M.G. tells how it went on: “After five minutes the doctor came by and with an arrogant and overbearing attitude shouted at us, in front of the girl, saying what we were doing and why we had taken the thermometer away”. M.G. and her son-in-law told the doctor that this is what the nurse told them and the doctor continued shouting at them and told them that they didn’t know anything and that it was always the same with the gypsies. M.G. did not shut up and told the doctor that she should be treated with dignity and that if she continued in this vein, she would report her.
It is “the mere presence of Roma bothers them and they immediately send you to the security guard”. Hospital rooms are usually two-bedded, i.e. for two patients, and a maximum of two people per patient can stay as visitors. M.G. explains that she was in the hospital with a cousin and that in the bed next to her, a non-Roma woman, there were four people visiting and that nobody said anything to them. But they were called to her attention because they were two people and there were many people in the room.
M.G. says that she does not keep quiet because she more or less knows her rights and that if she does not, she asks. But most Roma who are treated inhumanely keep quiet because they either don’t know their rights or don’t want the patient to be treated badly. They feel powerless in the face of the hierarchy of power that professionals exercise over them. Roma perceive that if you complain, they accuse you of bad behaviour and intimidate you by saying that they will call the hospital security or the police and that they will throw you out of the hospital.
M.G. does not want to generalise about all health professionals and say that they all have anti-Roma behaviour, but as most of them have a great lack of knowledge of Roma culture and have believed all the stereotypes about Roma, in some way their treatment of Roma is different.

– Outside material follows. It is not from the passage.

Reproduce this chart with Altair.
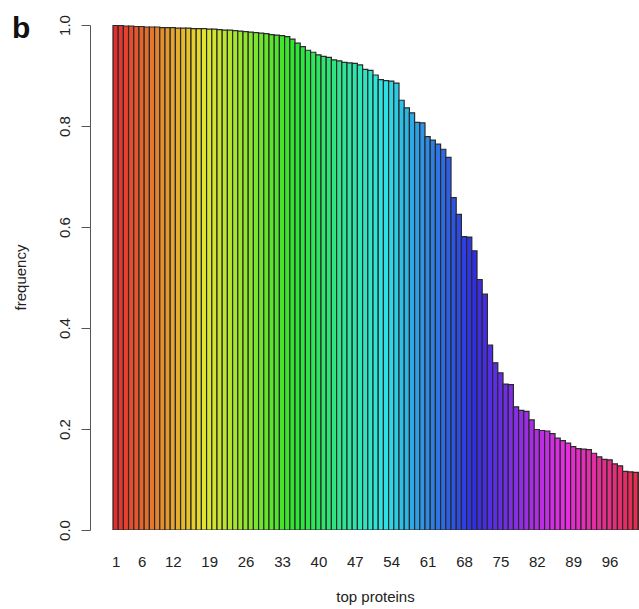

She adds that even those professionals who do not have bad intentions have attitudes and explains how a nurse said to her cousin: “we are going to put someone like you as a roommate” and to which the cousin replied “like me? What do you mean, gypsy? And the nurse said: “Yes, gypsy. That way you understand each other better. The other gypsy turned out to be a cousin and, although they thought “better together”, they understood that this attitude on the part of the nurse was also anti-Gypsy.
In hospitals, anti-Gypsyism does not only come from health professionals or security guards, the other non-Roma patients, in most cases, also have an antigypsyistic attitude. Most of them express their discontent when they have to share a room with a Roma person and how they hide all their belongings because they think they are going to be robbed. Or when you are in the waiting room and you sit next to a non-Roma, they change their seat or hold their bag.
M.G. advocates for the right to quality health care on an equal footing with other citizens. She says that health care is public and universal and that Roma also pay their social security, thus contributing to the free health care system. The antigypsyism that Roma suffer in hospitals is not only in the treatment but also in the medical check-up and diagnosis. M.G. stresses that it depends on how lucky you are with the professional on duty, but that the position of power is reflected as soon as they recognise a Roma person as a patient.